Silicon Valley – Why the San Francisco Peninsula?

Dr. Don Estreich
Engineering Science, SSU

Stevenson Hall 1300
12:00 PM - 12:50 PM

Why did the San Francisco Peninsula spawn the technology-centric marvel commonly known as Silicon Valley?  The early history of amateur radio on the Peninsula; the development of microwave tube expertise focused around Stanford University; World War II and the importance of radar; Frederick Terman and the Radio Research Laboratory at Harvard; Terman’s Master Plan for Stanford University upon his return; the advent of the Cold War with the Sputnik shock and the Space Race; Shockley Semiconductor’s spinoff leading to the growth of the semiconductor industry around the planar process – all of these played into the emergence of Silicon Valley.  But there were other factors that were essential in the making of Silicon Valley. These factors will be blended together with the historical ingredients that allow us to answer the question: “Silicon Valley – Why the San Francisco Peninsula?”

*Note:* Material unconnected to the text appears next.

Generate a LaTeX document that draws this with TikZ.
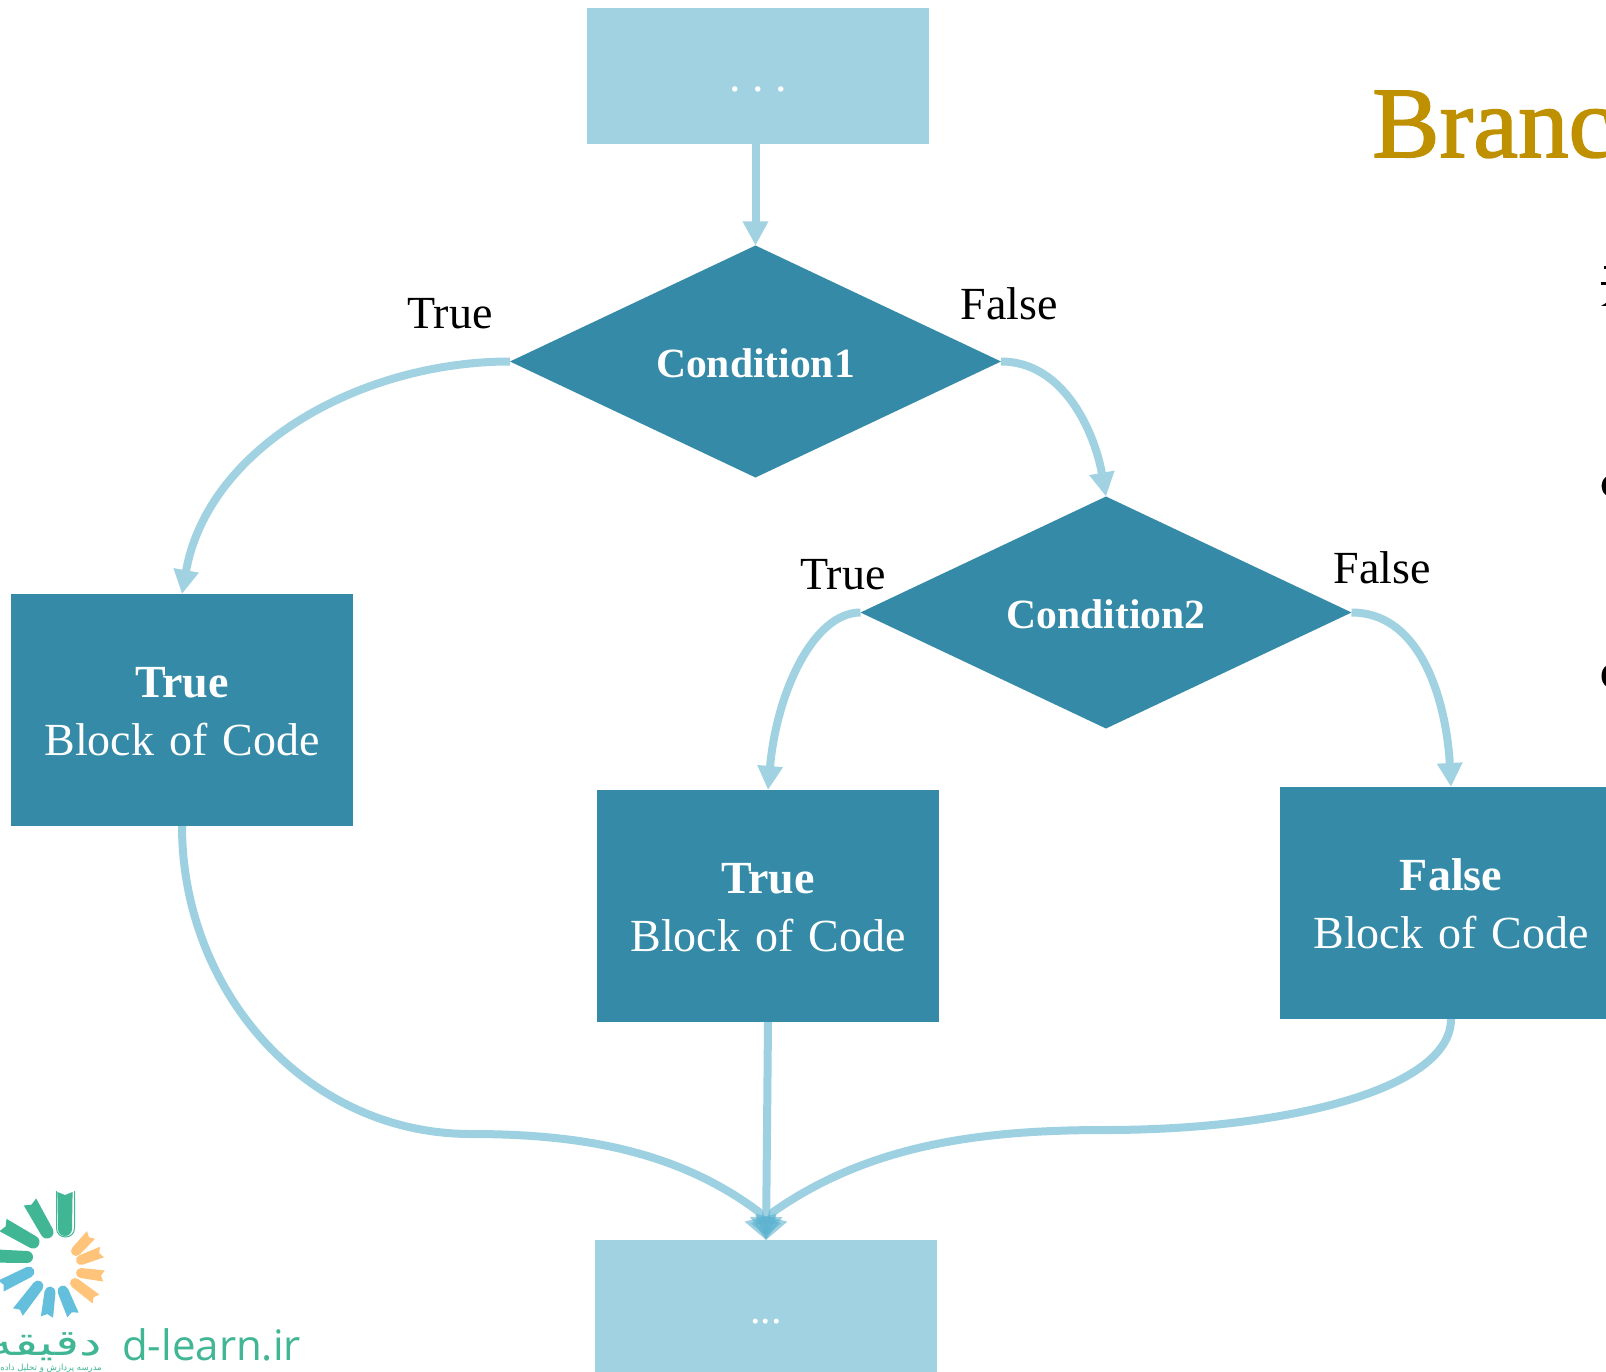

Don Estreich is currently Adjunct Professor of Engineering Science at Sonoma State University specializing in RF and microwave communication.  He received the B.S.E.E. degree from U.C. Berkeley and the Ph.D. from Stanford University in 1980.  During the 1970s he worked in Silicon Valley at Teledyne Semiconductor and Hewlett-Packard Laboratories in Palo Alto. He worked for 30 years at Hewlett-Packard’s Technology Center (later Agilent Technologies) at their Santa Rosa site on compound semiconductor integrated circuits and microwave, optical test and measurement instrumentation before retiring in 2009.